MRVPD community planner Sam Robinson said that planning district executive director Josh Schwartz reached out to local town clerks on July 11 offering their help cataloguing damage. Waitsfield and Warren had relatively minimal damage while the roads in Fayston sustained significant damage.

Robinson said that Fayston town clerk Patti Lewis got back to them and said that road foreman Stuart Hallstrom and his crew were already at work repairing critical road networks and welcomed help cataloguing the damage. She reported that FEMA personnel were also in The Valley conducting assessments.

 

 

 

Robinson said that he and Schwartz got to work measuring the length, depth and width of road damage, starting on North Fayston Road near Dunbar Hill where the damage was extensive. They also catalogued damage on Sharpshooter Road, Center Fayston Road, Phen Basin, Stagecoach Road, Smith Road, Barton Road, Airport Road, German Flats and Route 17.

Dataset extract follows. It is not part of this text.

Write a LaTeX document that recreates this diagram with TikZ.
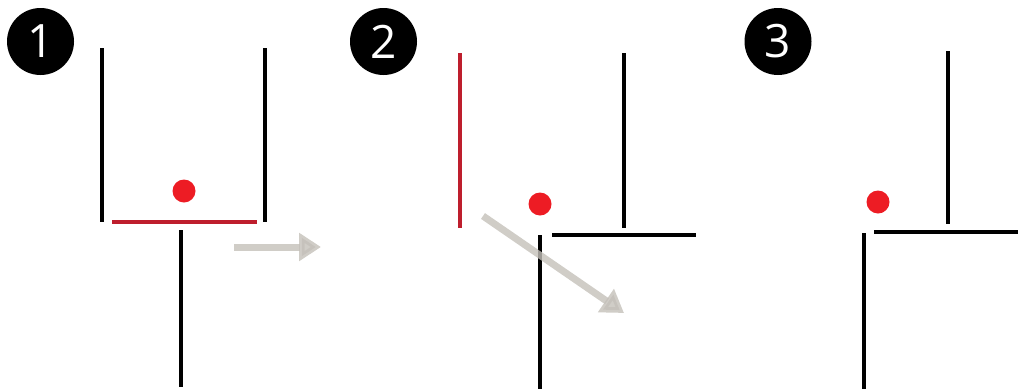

“We noticed, halfway through our work, that the FEMA coordinators were also working. We didn’t want to complicate things, so we reached back out to Patti who asked us to keep cataloguing the damage. The information we catalogued will give deference to the FEMA work,” Robinson explained.

He and Schwartz were using a rolling measure and regular tape measures to assess the extent of the damage and then running those measurements through GIS software to calculate the theoretical of road material lost.

 

 

 

Both he and Schwartz said the work was impactful, both in terms of the amount of road and infrastructure damage done, but also because they were assessing damage in and around where peoples’ homes and driveways had been damaged.

“We were there to measure what happened and understand the extent of the damage and at times we were looking at someone’s property while they were inside witnessing us. Sometimes they came out and shared their experiences. We tried to give some kind of guidance to folks without misleading or over promising, such as take a lot of pictures,” Robinson said.

“It was a very powerful experience,” he added.

Schwartz concurred, and said he and Robinson did what they could, sometimes helping move things, sharing information about documentation and sometimes just offering hugs.